Tuesday, 11 November 2014

Rings on my fingers

Nan van der Veen bequeathing her rings to Inel and me.
At times this letter project leaves me with a deep sense of regret about my younger and less thoughtful self. Mindfulness came to me much later in my life.

I have two references in the letters to rings that I inherited.

Firstly in Nan's letter from the 1 December 1969, where she leaves her wedding ring to me.

Secondly, in Mom's daily journal from her time in hospital in Hillbrow, she writes on Tuesday 23rd, (July 1974);
'I am looking forward to seeing her tonight and giving her the beautiful ring from your mother. I know she will treasure it all her life'


Mom writing about my 18th birthday gift.

The rings are lost.

What makes me even more heartsore is I have no recall of the ruby ring from my Nanny Ina that Mom was writing about.

Wearing rings at age 18.
I went digging through photos of me when I was eighteen years old and I found some black and white photos taken for a newspaper in Vanderbijlpark.
I have rings on my fingers.
I zoomed in on my hands and can make out 4 rings, I wonder if one of them is the ruby ring.

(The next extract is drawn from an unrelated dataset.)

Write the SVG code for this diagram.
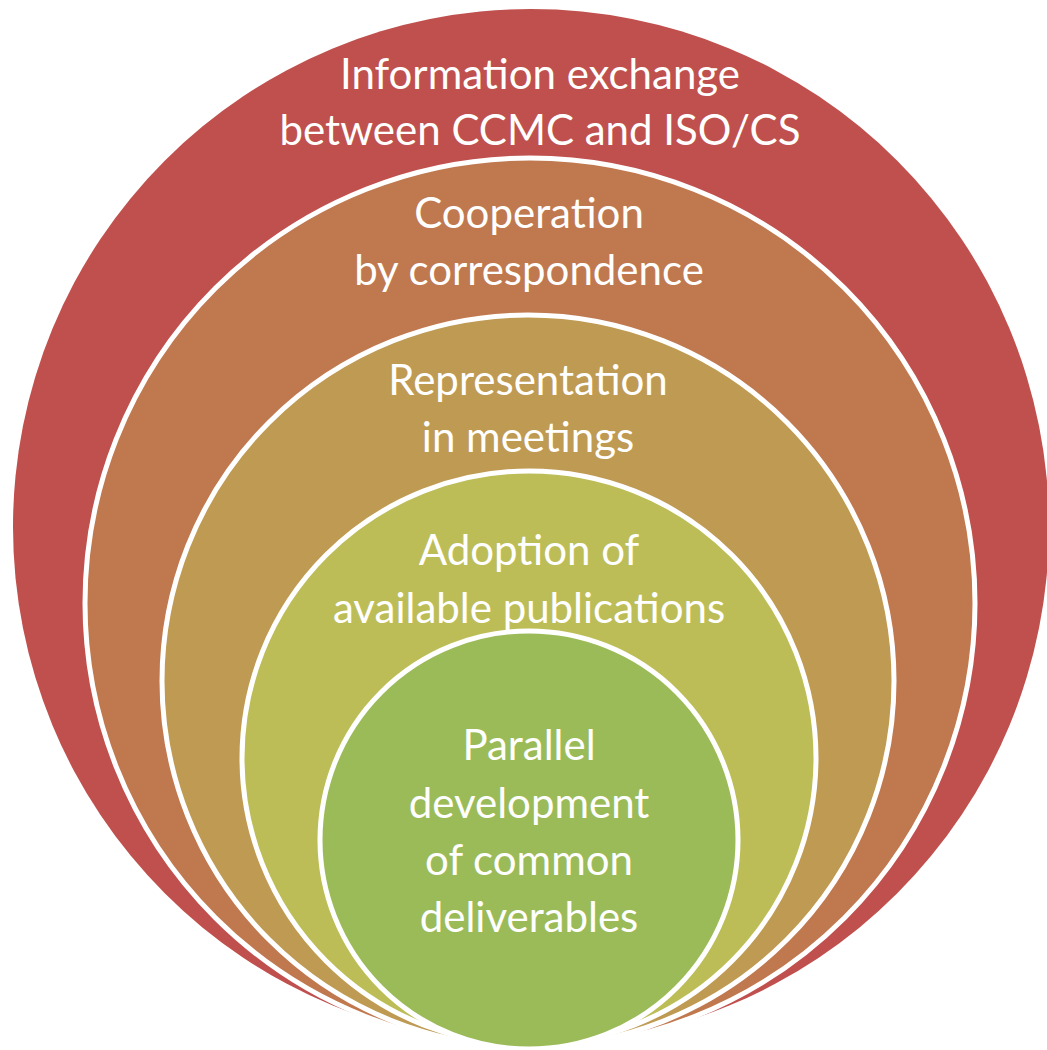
<svg xmlns="http://www.w3.org/2000/svg" width="1047" height="1050" viewBox="0 0 1047 1050">
<style>
.ring{stroke:#ffffff;stroke-width:5}
.lbl{font-family:Lato,"Liberation Sans",sans-serif;font-size:42px;fill:#ffffff;text-anchor:middle}
</style>
<rect width="1047" height="1050" fill="#ffffff"/>
<g id="node-information-exchange">
<circle cx="531" cy="527" r="518" fill="#C0504D"/>
<text class="lbl" x="540" y="89">Information exchange</text>
<text class="lbl" x="540" y="145">between CCMC and ISO/CS</text>
</g>
<g id="node-cooperation">
<circle class="ring" cx="530" cy="603" r="445" fill="#C0784F"/>
<text class="lbl" x="529" y="228">Cooperation</text>
<text class="lbl" x="529" y="285">by correspondence</text>
</g>
<g id="node-representation">
<circle class="ring" cx="528" cy="681" r="366" fill="#BF9A52"/>
<text class="lbl" x="528" y="395">Representation</text>
<text class="lbl" x="528" y="452">in meetings</text>
</g>
<g id="node-adoption">
<circle class="ring" cx="529" cy="758" r="287" fill="#BDBD58"/>
<text class="lbl" x="529" y="565">Adoption of</text>
<text class="lbl" x="529" y="623">available publications</text>
</g>
<g id="node-parallel">
<circle class="ring" cx="529" cy="840" r="209" fill="#9BBB59"/>
<text class="lbl" x="529" y="760">Parallel</text>
<text class="lbl" x="529" y="818">development</text>
<text class="lbl" x="529" y="875">of common</text>
<text class="lbl" x="529" y="932">deliverables</text>
</g>
<g id="connectors"/>
</svg>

I wore Nan's wedding ring for such a long time that the band got thin and fragile. I still have a ridge on the middle finger caused by the edge of the band. I think I sent it to some jeweller for repairing but as with the ruby ring, it is no longer with me.

Fred and I were talking while on holiday in the United States earlier this year and planning a gift for Shawni's 30th birthday.

I suggested that she gets my ring that my mother left me. A gold topaz ring that my father gave Mom for one of her birthdays, I am not sure which birthday though.

Mom and Shawni are both November babies and their birthstone is topaz. So giving her the ring feels right.

'The word ‘topaz,’ birthstone for the month of November, comes from a Sanskrit word meaning “fire.” And in ancient lore, the topaz could be used to control heat. It was said to have the power to cool boiling water, as well as excessive anger.'

I find it so interesting that since the decision to gift Shawni the ring, I am now doing this letter project and rings are catching my attention. 

The wondrous ways of the universe.

So to my daughter, Shawni Maria Hadfield, I gift to you my mother's topaz ring on your 30th birthday. 

I feel you have the capacity to care for it, to enjoy it and to appreciate the link to your Nan. In some small way, this helps me close the circle on my carelessness. I love you.